The method for the appointment of the PITE DG was described in the service rules of the institute, according to which the post of DG had to be filled through a promotion from directors of the institute or by an associate professor having at least 17-year experience in grade 17 or 12-year experience in grade 18 and above in the institute on a seniority-cum-fitness basis.

The same method was also narrated by the education secretary before the Sindh High Court in his comments on a constitutional petition.

The incumbent DG is, however, an outsider, being an employee of another department —Bureau of Curriculum. He also does not fulfil the criteria for the appointment as the PITE DG nor he has any experience in teachers’ training.

Bhurt has also been running the affairs of the institute without approval from the competent forum of the ‘steering committee’ in contravention of institutional scope determined in the PC-1 and the Sindh School Education Standards and Curriculum Act 2014.

The News repeatedly tried to contact Sindh Chief Secretary Muhammad Sohail Rajput and School Education Secretary Akbar Laghari through phone calls and WhatsApp messages for their version but no response came.

When Bhurt was asked about his controversial appointment as the PITE DG, he said the institute was created with the collaboration of the Asian Development Bank and Bureau of Curriculum & Extension Wing, Jamshoro. He said his parent department was the bureau which was responsible for the establishment of the PITE.

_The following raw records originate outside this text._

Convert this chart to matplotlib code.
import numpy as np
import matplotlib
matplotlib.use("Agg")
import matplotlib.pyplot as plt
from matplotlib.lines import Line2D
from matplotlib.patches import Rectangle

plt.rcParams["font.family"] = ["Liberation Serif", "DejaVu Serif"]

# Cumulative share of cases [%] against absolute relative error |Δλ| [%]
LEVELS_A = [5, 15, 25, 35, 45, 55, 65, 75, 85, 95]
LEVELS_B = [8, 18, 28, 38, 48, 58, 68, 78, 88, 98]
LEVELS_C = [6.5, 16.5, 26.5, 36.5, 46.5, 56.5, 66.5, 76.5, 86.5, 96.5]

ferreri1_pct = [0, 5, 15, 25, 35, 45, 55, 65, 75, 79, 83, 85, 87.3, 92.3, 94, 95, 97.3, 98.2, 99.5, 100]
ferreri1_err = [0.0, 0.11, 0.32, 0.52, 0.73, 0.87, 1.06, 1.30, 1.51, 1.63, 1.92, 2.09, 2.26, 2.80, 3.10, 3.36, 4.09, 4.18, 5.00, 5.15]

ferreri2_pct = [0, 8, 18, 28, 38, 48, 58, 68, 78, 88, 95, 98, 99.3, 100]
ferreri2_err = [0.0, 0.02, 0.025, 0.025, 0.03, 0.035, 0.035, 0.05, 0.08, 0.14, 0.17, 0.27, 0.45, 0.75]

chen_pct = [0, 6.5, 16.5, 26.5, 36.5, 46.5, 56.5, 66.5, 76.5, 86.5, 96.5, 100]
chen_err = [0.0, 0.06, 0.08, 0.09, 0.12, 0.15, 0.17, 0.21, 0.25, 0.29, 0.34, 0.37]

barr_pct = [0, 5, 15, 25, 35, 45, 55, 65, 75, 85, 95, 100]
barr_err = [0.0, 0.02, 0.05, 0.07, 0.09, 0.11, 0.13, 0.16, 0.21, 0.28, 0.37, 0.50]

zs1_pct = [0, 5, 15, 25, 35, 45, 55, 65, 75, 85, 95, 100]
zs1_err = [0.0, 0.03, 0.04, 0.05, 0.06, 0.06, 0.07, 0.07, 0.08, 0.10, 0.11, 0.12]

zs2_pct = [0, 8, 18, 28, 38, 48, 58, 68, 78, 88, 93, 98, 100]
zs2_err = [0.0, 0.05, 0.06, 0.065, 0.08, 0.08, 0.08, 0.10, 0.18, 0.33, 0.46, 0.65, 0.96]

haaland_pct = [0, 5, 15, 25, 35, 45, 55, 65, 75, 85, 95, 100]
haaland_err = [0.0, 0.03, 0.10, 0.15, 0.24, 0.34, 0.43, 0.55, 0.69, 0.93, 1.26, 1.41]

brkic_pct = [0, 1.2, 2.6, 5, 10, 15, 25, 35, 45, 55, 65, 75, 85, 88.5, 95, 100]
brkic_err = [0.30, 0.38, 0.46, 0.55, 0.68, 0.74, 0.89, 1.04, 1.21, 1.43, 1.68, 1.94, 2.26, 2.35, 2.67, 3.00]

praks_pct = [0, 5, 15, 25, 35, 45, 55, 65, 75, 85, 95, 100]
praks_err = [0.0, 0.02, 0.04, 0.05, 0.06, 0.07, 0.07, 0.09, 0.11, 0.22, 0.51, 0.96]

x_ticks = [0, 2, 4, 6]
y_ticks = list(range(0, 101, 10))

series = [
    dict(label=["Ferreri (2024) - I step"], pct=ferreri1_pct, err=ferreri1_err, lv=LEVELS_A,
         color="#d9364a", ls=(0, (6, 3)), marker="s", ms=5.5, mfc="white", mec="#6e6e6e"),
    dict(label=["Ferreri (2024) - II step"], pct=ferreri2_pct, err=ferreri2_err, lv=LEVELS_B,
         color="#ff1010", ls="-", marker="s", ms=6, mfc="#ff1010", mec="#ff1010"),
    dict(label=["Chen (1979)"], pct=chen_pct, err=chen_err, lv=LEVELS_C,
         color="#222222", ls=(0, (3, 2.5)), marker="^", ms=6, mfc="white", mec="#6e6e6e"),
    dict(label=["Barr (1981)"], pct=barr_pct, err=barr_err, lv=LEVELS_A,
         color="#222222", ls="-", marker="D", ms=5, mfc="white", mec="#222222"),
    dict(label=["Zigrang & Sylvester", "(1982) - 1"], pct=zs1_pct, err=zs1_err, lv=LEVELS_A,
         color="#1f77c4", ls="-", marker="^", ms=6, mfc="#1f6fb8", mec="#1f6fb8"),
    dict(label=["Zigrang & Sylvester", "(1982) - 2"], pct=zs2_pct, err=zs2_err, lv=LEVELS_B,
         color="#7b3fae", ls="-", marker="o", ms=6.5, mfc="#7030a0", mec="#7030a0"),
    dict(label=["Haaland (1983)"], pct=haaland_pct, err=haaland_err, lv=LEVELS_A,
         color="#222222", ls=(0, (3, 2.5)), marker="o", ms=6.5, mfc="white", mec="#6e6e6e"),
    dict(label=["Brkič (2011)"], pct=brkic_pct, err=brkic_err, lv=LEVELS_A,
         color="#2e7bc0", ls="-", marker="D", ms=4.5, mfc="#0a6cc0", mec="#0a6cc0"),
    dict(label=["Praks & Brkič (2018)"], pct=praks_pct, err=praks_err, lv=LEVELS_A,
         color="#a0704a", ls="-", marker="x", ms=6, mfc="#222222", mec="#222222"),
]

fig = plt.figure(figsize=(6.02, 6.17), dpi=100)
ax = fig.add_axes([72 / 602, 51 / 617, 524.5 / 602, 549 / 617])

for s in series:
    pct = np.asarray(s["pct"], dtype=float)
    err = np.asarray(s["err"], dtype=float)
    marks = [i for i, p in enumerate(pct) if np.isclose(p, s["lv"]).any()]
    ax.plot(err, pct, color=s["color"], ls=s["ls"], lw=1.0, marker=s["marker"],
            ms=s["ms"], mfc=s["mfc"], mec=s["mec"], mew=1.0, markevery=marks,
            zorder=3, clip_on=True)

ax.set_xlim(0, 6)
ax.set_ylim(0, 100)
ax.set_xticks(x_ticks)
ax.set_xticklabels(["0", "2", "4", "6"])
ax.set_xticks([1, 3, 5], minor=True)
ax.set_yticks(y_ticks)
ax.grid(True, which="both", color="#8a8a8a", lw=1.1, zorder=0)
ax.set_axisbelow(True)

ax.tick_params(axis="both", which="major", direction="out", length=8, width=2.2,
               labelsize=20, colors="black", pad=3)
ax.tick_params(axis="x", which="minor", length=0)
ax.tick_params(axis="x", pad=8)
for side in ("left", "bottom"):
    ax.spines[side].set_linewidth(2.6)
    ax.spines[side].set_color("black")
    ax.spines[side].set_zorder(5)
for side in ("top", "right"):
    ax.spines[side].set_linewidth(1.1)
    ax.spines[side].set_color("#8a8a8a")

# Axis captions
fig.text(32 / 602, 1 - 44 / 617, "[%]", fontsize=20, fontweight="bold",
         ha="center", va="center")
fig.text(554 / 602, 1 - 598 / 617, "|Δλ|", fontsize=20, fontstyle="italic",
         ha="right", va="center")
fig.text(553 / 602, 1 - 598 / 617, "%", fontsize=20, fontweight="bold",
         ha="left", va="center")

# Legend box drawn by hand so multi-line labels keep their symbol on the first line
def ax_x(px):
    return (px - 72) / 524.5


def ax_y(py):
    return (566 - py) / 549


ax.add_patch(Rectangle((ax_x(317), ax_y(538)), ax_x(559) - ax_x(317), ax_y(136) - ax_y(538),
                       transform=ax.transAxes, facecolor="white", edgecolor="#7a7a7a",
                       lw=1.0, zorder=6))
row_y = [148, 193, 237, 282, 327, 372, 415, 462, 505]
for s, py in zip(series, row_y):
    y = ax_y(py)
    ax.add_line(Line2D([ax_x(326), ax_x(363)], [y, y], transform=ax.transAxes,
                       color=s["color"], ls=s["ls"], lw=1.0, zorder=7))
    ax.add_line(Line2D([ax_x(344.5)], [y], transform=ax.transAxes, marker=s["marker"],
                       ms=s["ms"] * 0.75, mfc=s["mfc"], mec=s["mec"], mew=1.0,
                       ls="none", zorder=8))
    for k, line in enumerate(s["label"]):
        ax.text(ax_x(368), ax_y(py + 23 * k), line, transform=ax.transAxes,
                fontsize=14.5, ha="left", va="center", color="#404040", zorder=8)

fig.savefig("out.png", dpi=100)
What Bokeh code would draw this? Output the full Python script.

Bhurt added that he was appointed in grade 18 as a subject specialist. He explained that the position of subject specialist in the Bureau of Curriculum was not like subject specialists of schools who were only responsible for teaching.

He said the subject specialist in the bureau was an education manager responsible for curriculum development, textbook revision and certification, teachers trainings, assessment and feedback over all teachers’ learning environment in the schools and institutions working under the school education department.

He said that when he was the Board of Curriculum director from 2010 till 2014, all the 45 teachers training institutions across Sindh were working under his administrative control.

He maintained that as a senior officer of Sindh who had the background of teacher education, curriculum development and textbook development, the Sindh government had posted him as the head of various organisations from time to time purely on merit and now he had been posted as the PITE DG.

Bhurt concluded that at the time of his posting in PITE, there was no officer in the organisation working in grade 19 or grade 20 and that was the only reason for his posting under a stop-gap arrangement.